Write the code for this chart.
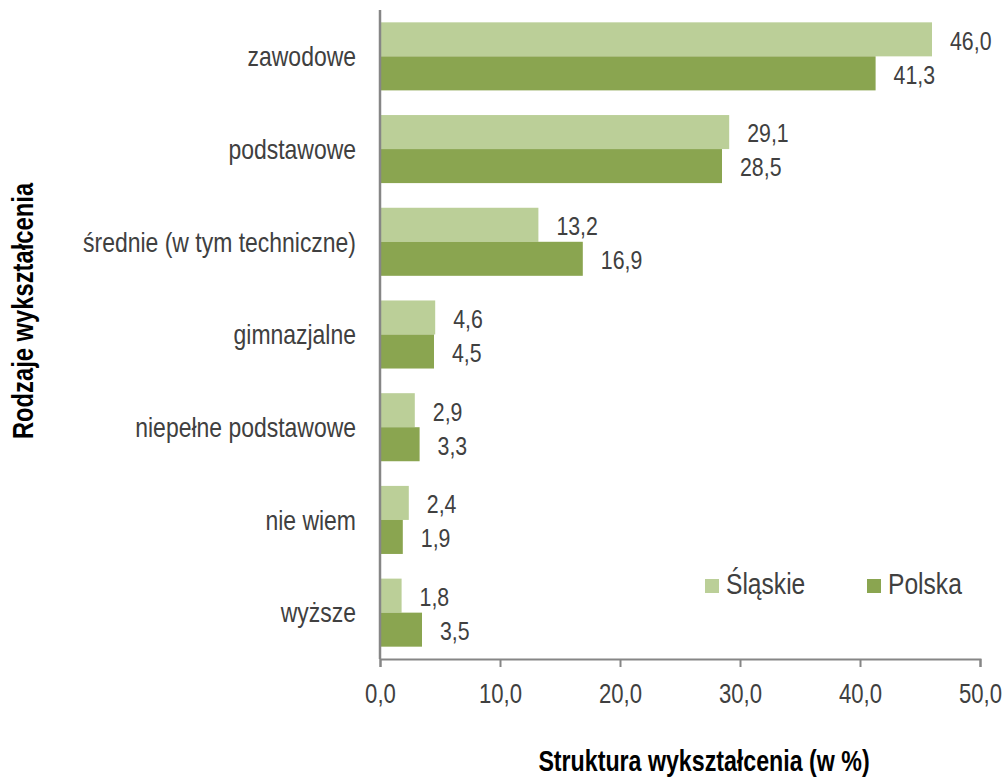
<!DOCTYPE html>
<html>
<head>
<meta charset="utf-8">
<script src="https://cdn.jsdelivr.net/npm/d3@7"></script>
<style>
  body { margin: 0; background: #fff; }
  text { font-family: "Liberation Sans", Arial, sans-serif; }
  .title { font-weight: bold; }
</style>
</head>
<body>
<div id="chart"></div>
<script>
const categories = [
  "zawodowe",
  "podstawowe",
  "średnie (w tym techniczne)",
  "gimnazjalne",
  "niepełne podstawowe",
  "nie wiem",
  "wyższe",
];
const seriesNames = ["Śląskie", "Polska"];
const slaskie = [46.0, 29.1, 13.2, 4.6, 2.9, 2.4, 1.8];
const polska = [41.3, 28.5, 16.9, 4.5, 3.3, 1.9, 3.5];
const xTicks = [0, 10, 20, 30, 40, 50];

const colors = ["#bbcf98", "#8aa550"];
const width = 1008,
  height = 778;
const margin = { top: 10, right: 28, bottom: 119, left: 380 };
// the original uses a narrow face; squeeze the regular one to mimic it
const narrow = 0.82;

const svg = d3
  .select("#chart")
  .append("svg")
  .attr("width", width)
  .attr("height", height);

const x = d3
  .scaleLinear()
  .domain([0, 50])
  .range([margin.left, width - margin.right]);

const y = d3
  .scaleBand()
  .domain(categories)
  .range([margin.top, height - margin.bottom])
  .paddingInner(0.266)
  .paddingOuter(0.133);

const ySub = d3
  .scaleBand()
  .domain(seriesNames)
  .range([0, y.bandwidth()]);

const rows = categories.map((c, i) => ({
  cat: c,
  vals: [
    { s: seriesNames[0], v: slaskie[i] },
    { s: seriesNames[1], v: polska[i] },
  ],
}));

const fmt = (d) => d.toFixed(1).replace(".", ",");

const groups = svg
  .selectAll(".grp")
  .data(rows)
  .enter()
  .append("g")
  .attr("class", "grp")
  .attr("transform", (d) => `translate(0,${y(d.cat)})`);

groups
  .selectAll("rect")
  .data((d) => d.vals)
  .enter()
  .append("rect")
  .attr("x", x(0))
  .attr("y", (d) => ySub(d.s))
  .attr("width", (d) => x(d.v) - x(0))
  .attr("height", ySub.bandwidth())
  .attr("fill", (d, i) => colors[i]);

groups
  .selectAll(".val")
  .data((d) => d.vals)
  .enter()
  .append("text")
  .attr("class", "val")
  .attr(
    "transform",
    (d) =>
      `translate(${x(d.v) + 18},${ySub(d.s) + ySub.bandwidth() / 2}) scale(${narrow},1)`
  )
  .attr("dy", "0.4em")
  .style("font-size", "26px")
  .style("fill", "#404040")
  .text((d) => fmt(d.v));

// category labels
svg
  .selectAll(".catLabel")
  .data(categories)
  .enter()
  .append("text")
  .attr("class", "catLabel")
  .attr(
    "transform",
    (d) => `translate(${margin.left - 24},${y(d) + y.bandwidth() / 2}) scale(${narrow},1)`
  )
  .attr("dy", "0.35em")
  .style("text-anchor", "end")
  .style("font-size", "28px")
  .style("fill", "#404040")
  .text((d) => d);

// y axis line
svg
  .append("line")
  .attr("x1", x(0))
  .attr("x2", x(0))
  .attr("y1", margin.top)
  .attr("y2", height - margin.bottom)
  .attr("stroke", "#868686")
  .attr("stroke-width", 2.5);

// x axis
const xAxis = svg
  .append("g")
  .attr("transform", `translate(0,${height - margin.bottom})`)
  .call(
    d3
      .axisBottom(x)
      .tickValues(xTicks)
      .tickFormat(fmt)
      .tickSize(8)
      .tickPadding(17)
  );
xAxis.select(".domain").attr("stroke", "#868686").attr("stroke-width", 2);
xAxis.selectAll(".tick line").attr("stroke", "#868686").attr("stroke-width", 2);
xAxis
  .selectAll(".tick text")
  .attr("transform", `scale(${narrow},1)`)
  .style("font-size", "27px")
  .style("fill", "#404040")
  .style("font-family", '"Liberation Sans", Arial, sans-serif');

// axis titles
svg
  .append("text")
  .attr("class", "title")
  .attr("transform", `translate(704,771) scale(0.8,1)`)
  .style("text-anchor", "middle")
  .style("font-size", "29px")
  .style("fill", "#000")
  .text("Struktura wykształcenia (w %)");

svg
  .append("text")
  .attr("class", "title")
  .attr("transform", `translate(33,311) rotate(-90) scale(${narrow},1)`)
  .style("text-anchor", "middle")
  .style("font-size", "29px")
  .style("fill", "#000")
  .text("Rodzaje wykształcenia");

// legend
const legend = svg
  .selectAll(".legend")
  .data(seriesNames)
  .enter()
  .append("g")
  .attr("class", "legend")
  .attr("transform", (d, i) => `translate(${705 + i * 162},579)`);

legend
  .append("rect")
  .attr("width", 14)
  .attr("height", 14)
  .attr("fill", (d, i) => colors[i]);

legend
  .append("text")
  .attr("transform", `translate(21,15) scale(${narrow},1)`)
  .style("font-size", "30px")
  .style("fill", "#404040")
  .text((d) => d);
</script>
</body>
</html>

- **Objective**: Copy every line of the data exactly as written, excluding the pictures.

- **Output for this exercise**:
Write the code for this chart.
<!DOCTYPE html>
<html>
<head>
<meta charset="utf-8">
<script src="https://cdn.jsdelivr.net/npm/d3@7"></script>
<style>
  body { margin: 0; background: #fff; }
  text { font-family: "Liberation Sans", Arial, sans-serif; }
  .title { font-weight: bold; }
</style>
</head>
<body>
<div id="chart"></div>
<script>
const categories = [
  "zawodowe",
  "podstawowe",
  "średnie (w tym techniczne)",
  "gimnazjalne",
  "niepełne podstawowe",
  "nie wiem",
  "wyższe",
];
const seriesNames = ["Śląskie", "Polska"];
const slaskie = [46.0, 29.1, 13.2, 4.6, 2.9, 2.4, 1.8];
const polska = [41.3, 28.5, 16.9, 4.5, 3.3, 1.9, 3.5];
const xTicks = [0, 10, 20, 30, 40, 50];

const colors = ["#bbcf98", "#8aa550"];
const width = 1008,
  height = 778;
const margin = { top: 10, right: 28, bottom: 119, left: 380 };
// the original uses a narrow face; squeeze the regular one to mimic it
const narrow = 0.82;

const svg = d3
  .select("#chart")
  .append("svg")
  .attr("width", width)
  .attr("height", height);

const x = d3
  .scaleLinear()
  .domain([0, 50])
  .range([margin.left, width - margin.right]);

const y = d3
  .scaleBand()
  .domain(categories)
  .range([margin.top, height - margin.bottom])
  .paddingInner(0.266)
  .paddingOuter(0.133);

const ySub = d3
  .scaleBand()
  .domain(seriesNames)
  .range([0, y.bandwidth()]);

const rows = categories.map((c, i) => ({
  cat: c,
  vals: [
    { s: seriesNames[0], v: slaskie[i] },
    { s: seriesNames[1], v: polska[i] },
  ],
}));

const fmt = (d) => d.toFixed(1).replace(".", ",");

const groups = svg
  .selectAll(".grp")
  .data(rows)
  .enter()
  .append("g")
  .attr("class", "grp")
  .attr("transform", (d) => `translate(0,${y(d.cat)})`);

groups
  .selectAll("rect")
  .data((d) => d.vals)
  .enter()
  .append("rect")
  .attr("x", x(0))
  .attr("y", (d) => ySub(d.s))
  .attr("width", (d) => x(d.v) - x(0))
  .attr("height", ySub.bandwidth())
  .attr("fill", (d, i) => colors[i]);

groups
  .selectAll(".val")
  .data((d) => d.vals)
  .enter()
  .append("text")
  .attr("class", "val")
  .attr(
    "transform",
    (d) =>
      `translate(${x(d.v) + 18},${ySub(d.s) + ySub.bandwidth() / 2}) scale(${narrow},1)`
  )
  .attr("dy", "0.4em")
  .style("font-size", "26px")
  .style("fill", "#404040")
  .text((d) => fmt(d.v));

// category labels
svg
  .selectAll(".catLabel")
  .data(categories)
  .enter()
  .append("text")
  .attr("class", "catLabel")
  .attr(
    "transform",
    (d) => `translate(${margin.left - 24},${y(d) + y.bandwidth() / 2}) scale(${narrow},1)`
  )
  .attr("dy", "0.35em")
  .style("text-anchor", "end")
  .style("font-size", "28px")
  .style("fill", "#404040")
  .text((d) => d);

// y axis line
svg
  .append("line")
  .attr("x1", x(0))
  .attr("x2", x(0))
  .attr("y1", margin.top)
  .attr("y2", height - margin.bottom)
  .attr("stroke", "#868686")
  .attr("stroke-width", 2.5);

// x axis
const xAxis = svg
  .append("g")
  .attr("transform", `translate(0,${height - margin.bottom})`)
  .call(
    d3
      .axisBottom(x)
      .tickValues(xTicks)
      .tickFormat(fmt)
      .tickSize(8)
      .tickPadding(17)
  );
xAxis.select(".domain").attr("stroke", "#868686").attr("stroke-width", 2);
xAxis.selectAll(".tick line").attr("stroke", "#868686").attr("stroke-width", 2);
xAxis
  .selectAll(".tick text")
  .attr("transform", `scale(${narrow},1)`)
  .style("font-size", "27px")
  .style("fill", "#404040")
  .style("font-family", '"Liberation Sans", Arial, sans-serif');

// axis titles
svg
  .append("text")
  .attr("class", "title")
  .attr("transform", `translate(704,771) scale(0.8,1)`)
  .style("text-anchor", "middle")
  .style("font-size", "29px")
  .style("fill", "#000")
  .text("Struktura wykształcenia (w %)");

svg
  .append("text")
  .attr("class", "title")
  .attr("transform", `translate(33,311) rotate(-90) scale(${narrow},1)`)
  .style("text-anchor", "middle")
  .style("font-size", "29px")
  .style("fill", "#000")
  .text("Rodzaje wykształcenia");

// legend
const legend = svg
  .selectAll(".legend")
  .data(seriesNames)
  .enter()
  .append("g")
  .attr("class", "legend")
  .attr("transform", (d, i) => `translate(${705 + i * 162},579)`);

legend
  .append("rect")
  .attr("width", 14)
  .attr("height", 14)
  .attr("fill", (d, i) => colors[i]);

legend
  .append("text")
  .attr("transform", `translate(21,15) scale(${narrow},1)`)
  .style("font-size", "30px")
  .style("fill", "#404040")
  .text((d) => d);
</script>
</body>
</html>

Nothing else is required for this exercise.